> **Your instructions**: Please write the listing below out again exactly, leaving every picture behind.

====

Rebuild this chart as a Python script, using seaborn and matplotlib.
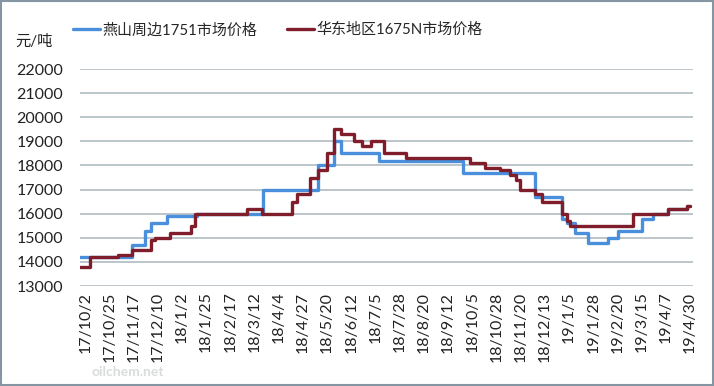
import pandas as pd
import matplotlib
matplotlib.use("Agg")
import matplotlib.pyplot as plt
from matplotlib.patches import Rectangle
import seaborn as sns

# step change points (date of change -> new price)
YS_NAME = "燕山周边1751市场价格"
YS_DATES = ["2017-09-27", "2017-11-15", "2017-11-28", "2017-12-04", "2017-12-19",
            "2018-01-16", "2018-03-20", "2018-05-11", "2018-05-27", "2018-06-02",
            "2018-07-08", "2018-09-26", "2018-12-04", "2018-12-29", "2019-01-03",
            "2019-01-11", "2019-01-23", "2019-02-11", "2019-02-21", "2019-03-15",
            "2019-03-26", "2019-04-09", "2019-04-27", "2019-04-30"]
YS_PRICE = [14200, 14700, 15300, 15600, 15900,
            16000, 17000, 18000, 19000, 18500,
            18200, 17700, 16700, 15800, 15600,
            15200, 14800, 15000, 15300, 15800,
            16000, 16200, 16300, 16300]

HD_NAME = "华东地区1675N市场价格"
HD_DATES = ["2017-09-27", "2017-10-07", "2017-11-02", "2017-11-15", "2017-12-04",
            "2017-12-07", "2017-12-22", "2018-01-11", "2018-01-14", "2018-03-05",
            "2018-03-19", "2018-04-17", "2018-04-21", "2018-05-04", "2018-05-11",
            "2018-05-20", "2018-05-27", "2018-06-02", "2018-06-15", "2018-06-22",
            "2018-07-01", "2018-07-13", "2018-08-03", "2018-10-03", "2018-10-17",
            "2018-10-31", "2018-11-10", "2018-11-16", "2018-11-19", "2018-12-04",
            "2018-12-10", "2018-12-29", "2019-01-03", "2019-01-06", "2019-03-07",
            "2019-04-09", "2019-04-27", "2019-04-30"]
HD_PRICE = [13800, 14200, 14300, 14500, 14900,
            15000, 15200, 15500, 16000, 16200,
            16000, 16500, 16800, 17500, 17800,
            18500, 19500, 19300, 19000, 18800,
            19000, 18500, 18300, 18100, 17900,
            17800, 17600, 17400, 17000, 16800,
            16500, 16000, 15700, 15500, 16000,
            16200, 16300, 16300]

TICK_START = "2017-10-02"
TICK_COUNT = 26
TICK_STEP = "23D"
Y_TICKS = [13000, 14000, 15000, 16000, 17000, 18000, 19000, 20000, 21000, 22000]

COLORS = {YS_NAME: "#4a8fdc", HD_NAME: "#7f1d2b"}

sns.set_theme(style="white")
plt.rcParams["font.family"] = ["Lato", "Noto Sans CJK SC", "DejaVu Sans"]

df = pd.concat([
    pd.DataFrame({"date": pd.to_datetime(YS_DATES), "price": YS_PRICE, "series": YS_NAME}),
    pd.DataFrame({"date": pd.to_datetime(HD_DATES), "price": HD_PRICE, "series": HD_NAME}),
], ignore_index=True)

fig = plt.figure(figsize=(7.14, 3.86), dpi=100)
ax = fig.add_axes([0.112, 0.259, 0.8588, 0.5622])

sns.lineplot(data=df, x="date", y="price", hue="series", hue_order=[YS_NAME, HD_NAME],
             palette=COLORS, drawstyle="steps-post", linewidth=2.4, ax=ax, legend=True)

ax.set_ylim(13000, 22000)
ax.set_yticks(Y_TICKS)
ax.set_xlim(pd.Timestamp("2017-09-27"), pd.Timestamp("2019-05-03"))
ticks = pd.date_range(TICK_START, periods=TICK_COUNT, freq=TICK_STEP)
ax.set_xticks(ticks)
ax.set_xticklabels([f"{d.year % 100}/{d.month}/{d.day}" for d in ticks],
                   rotation=90, fontsize=11.5, color="#222222")
ax.tick_params(axis="y", labelsize=11.5, labelcolor="#222222", length=0, pad=12)
ax.tick_params(axis="x", length=0, pad=4)
ax.set_xlabel("")
ax.set_ylabel("")

ax.grid(axis="y", color="#aab5ba", linewidth=1.1)
ax.set_axisbelow(True)
for s in ax.spines.values():
    s.set_visible(False)

handles, labels = ax.get_legend_handles_labels()
ax.legend(handles, labels, loc="center left", bbox_to_anchor=(0.092, 0.922),
          bbox_transform=fig.transFigure, ncol=2, frameon=False, fontsize=10.8,
          handlelength=1.8, handletextpad=0.15, columnspacing=2.0, borderpad=0)

fig.text(0.022, 0.893, "元/吨", fontsize=11, color="#222222", va="center")
fig.text(0.128, 0.035, "oilchem.net", fontsize=10, color="#d9dcdc",
         fontweight="bold", va="center")

fig.patches.append(Rectangle((0.002, 0.003), 0.996, 0.994, transform=fig.transFigure,
                             fill=False, edgecolor="#8596a2", linewidth=1.5))

fig.savefig("out.png", dpi=100)
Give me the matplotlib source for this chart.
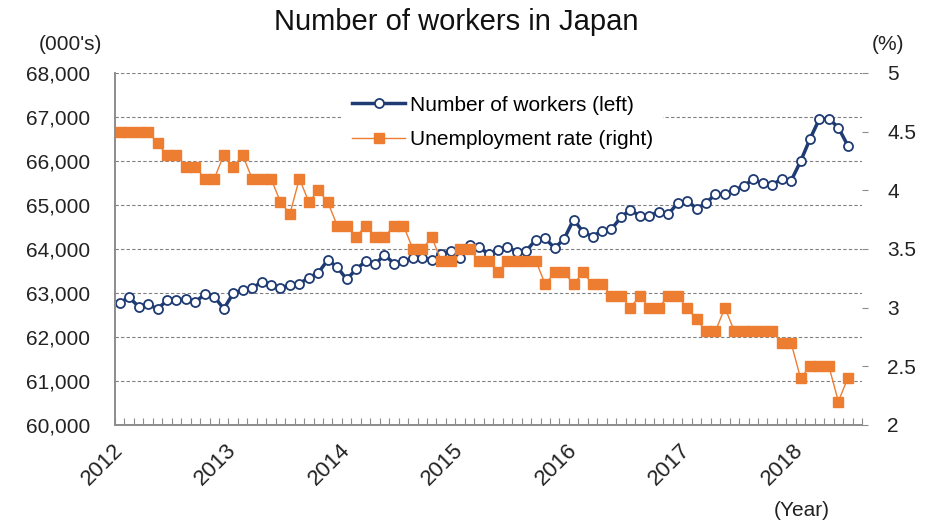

====

> **Exercise output**:
Rebuild this chart as a Python script, using seaborn and matplotlib.
import pandas as pd
import matplotlib
matplotlib.use("Agg")
import matplotlib.pyplot as plt
from matplotlib.patches import Rectangle
import seaborn as sns

# step change points (date of change -> new price)
YS_NAME = "燕山周边1751市场价格"
YS_DATES = ["2017-09-27", "2017-11-15", "2017-11-28", "2017-12-04", "2017-12-19",
            "2018-01-16", "2018-03-20", "2018-05-11", "2018-05-27", "2018-06-02",
            "2018-07-08", "2018-09-26", "2018-12-04", "2018-12-29", "2019-01-03",
            "2019-01-11", "2019-01-23", "2019-02-11", "2019-02-21", "2019-03-15",
            "2019-03-26", "2019-04-09", "2019-04-27", "2019-04-30"]
YS_PRICE = [14200, 14700, 15300, 15600, 15900,
            16000, 17000, 18000, 19000, 18500,
            18200, 17700, 16700, 15800, 15600,
            15200, 14800, 15000, 15300, 15800,
            16000, 16200, 16300, 16300]

HD_NAME = "华东地区1675N市场价格"
HD_DATES = ["2017-09-27", "2017-10-07", "2017-11-02", "2017-11-15", "2017-12-04",
            "2017-12-07", "2017-12-22", "2018-01-11", "2018-01-14", "2018-03-05",
            "2018-03-19", "2018-04-17", "2018-04-21", "2018-05-04", "2018-05-11",
            "2018-05-20", "2018-05-27", "2018-06-02", "2018-06-15", "2018-06-22",
            "2018-07-01", "2018-07-13", "2018-08-03", "2018-10-03", "2018-10-17",
            "2018-10-31", "2018-11-10", "2018-11-16", "2018-11-19", "2018-12-04",
            "2018-12-10", "2018-12-29", "2019-01-03", "2019-01-06", "2019-03-07",
            "2019-04-09", "2019-04-27", "2019-04-30"]
HD_PRICE = [13800, 14200, 14300, 14500, 14900,
            15000, 15200, 15500, 16000, 16200,
            16000, 16500, 16800, 17500, 17800,
            18500, 19500, 19300, 19000, 18800,
            19000, 18500, 18300, 18100, 17900,
            17800, 17600, 17400, 17000, 16800,
            16500, 16000, 15700, 15500, 16000,
            16200, 16300, 16300]

TICK_START = "2017-10-02"
TICK_COUNT = 26
TICK_STEP = "23D"
Y_TICKS = [13000, 14000, 15000, 16000, 17000, 18000, 19000, 20000, 21000, 22000]

COLORS = {YS_NAME: "#4a8fdc", HD_NAME: "#7f1d2b"}

sns.set_theme(style="white")
plt.rcParams["font.family"] = ["Lato", "Noto Sans CJK SC", "DejaVu Sans"]

df = pd.concat([
    pd.DataFrame({"date": pd.to_datetime(YS_DATES), "price": YS_PRICE, "series": YS_NAME}),
    pd.DataFrame({"date": pd.to_datetime(HD_DATES), "price": HD_PRICE, "series": HD_NAME}),
], ignore_index=True)

fig = plt.figure(figsize=(7.14, 3.86), dpi=100)
ax = fig.add_axes([0.112, 0.259, 0.8588, 0.5622])

sns.lineplot(data=df, x="date", y="price", hue="series", hue_order=[YS_NAME, HD_NAME],
             palette=COLORS, drawstyle="steps-post", linewidth=2.4, ax=ax, legend=True)

ax.set_ylim(13000, 22000)
ax.set_yticks(Y_TICKS)
ax.set_xlim(pd.Timestamp("2017-09-27"), pd.Timestamp("2019-05-03"))
ticks = pd.date_range(TICK_START, periods=TICK_COUNT, freq=TICK_STEP)
ax.set_xticks(ticks)
ax.set_xticklabels([f"{d.year % 100}/{d.month}/{d.day}" for d in ticks],
                   rotation=90, fontsize=11.5, color="#222222")
ax.tick_params(axis="y", labelsize=11.5, labelcolor="#222222", length=0, pad=12)
ax.tick_params(axis="x", length=0, pad=4)
ax.set_xlabel("")
ax.set_ylabel("")

ax.grid(axis="y", color="#aab5ba", linewidth=1.1)
ax.set_axisbelow(True)
for s in ax.spines.values():
    s.set_visible(False)

handles, labels = ax.get_legend_handles_labels()
ax.legend(handles, labels, loc="center left", bbox_to_anchor=(0.092, 0.922),
          bbox_transform=fig.transFigure, ncol=2, frameon=False, fontsize=10.8,
          handlelength=1.8, handletextpad=0.15, columnspacing=2.0, borderpad=0)

fig.text(0.022, 0.893, "元/吨", fontsize=11, color="#222222", va="center")
fig.text(0.128, 0.035, "oilchem.net", fontsize=10, color="#d9dcdc",
         fontweight="bold", va="center")

fig.patches.append(Rectangle((0.002, 0.003), 0.996, 0.994, transform=fig.transFigure,
                             fill=False, edgecolor="#8596a2", linewidth=1.5))

fig.savefig("out.png", dpi=100)
Give me the matplotlib source for this chart.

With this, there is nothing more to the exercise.